Passivation of a Hierarchical Whole-Body Controller for Humanoid Robots

Humanoid robots for households and service robotic applications are essentially required to be capable of performing multiple tasks in unstructured, unpredictable environments where the robots share their workspace with humans. In this context, guaranteeing a safe and stable interactive behavior during task execution is of paramount importance for these humanoid robots. For the regulation case, by the use of torque control methods that take the active control of the interactive behavior into account such as compliance control, the passivity of the robot with respect to its connected environment is ensured, which is a necessary condition for a stable interaction between the robot and any passive environment.

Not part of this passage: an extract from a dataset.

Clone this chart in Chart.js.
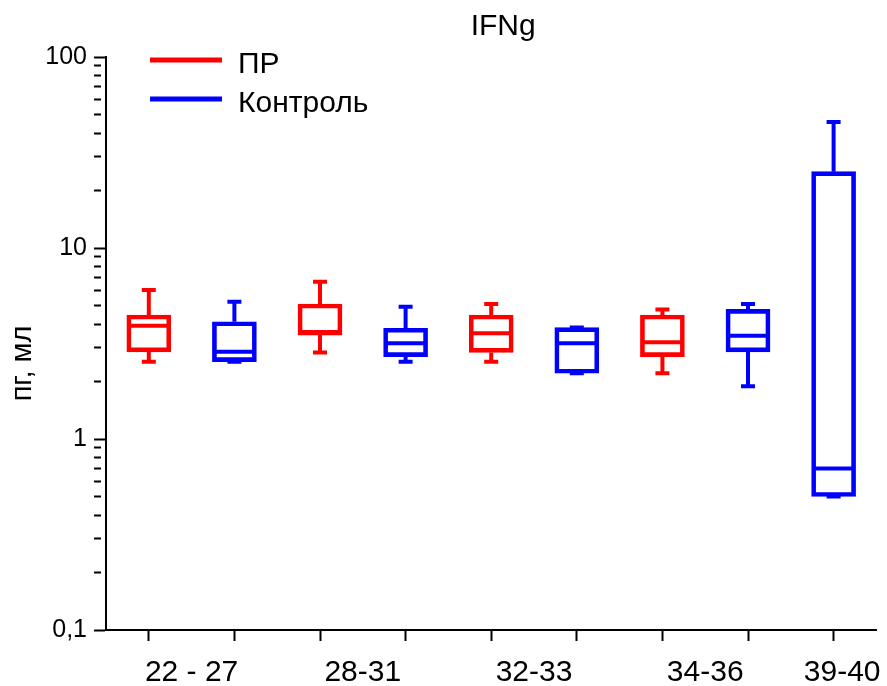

The state-of-the-art multi-objective compliance controller, that is able to implement a strict hierarchy with an arbitrary number of task levels, applies compliance controllers on individual levels for task execution. However, the null space projections used to achieve task hierarchies inevitably destroy the passivity property of the original compliance controller. In this thesis, the source of activity of the classical controller as well as the decoupled closed-loop system are analyzed. Based on the knowledge of the clarified source of activity, an energy-tank passivation method for the classical controller with a two-level task hierarchy is extended to the case of a task hierarchy with an arbitrary number of task levels. Two variations of the energy-tank passivation approaches are presented: the local-energy-tank approach and the global-energy-tank approach. Formal proofs of passivity of the overall system with both approaches are provided. Proofs of additional approach-specific passivity properties are also given. Simulations with a planar manipulator and experiments with the humanoid robot Rollin’ Justin of the DLR validate the theoretical results.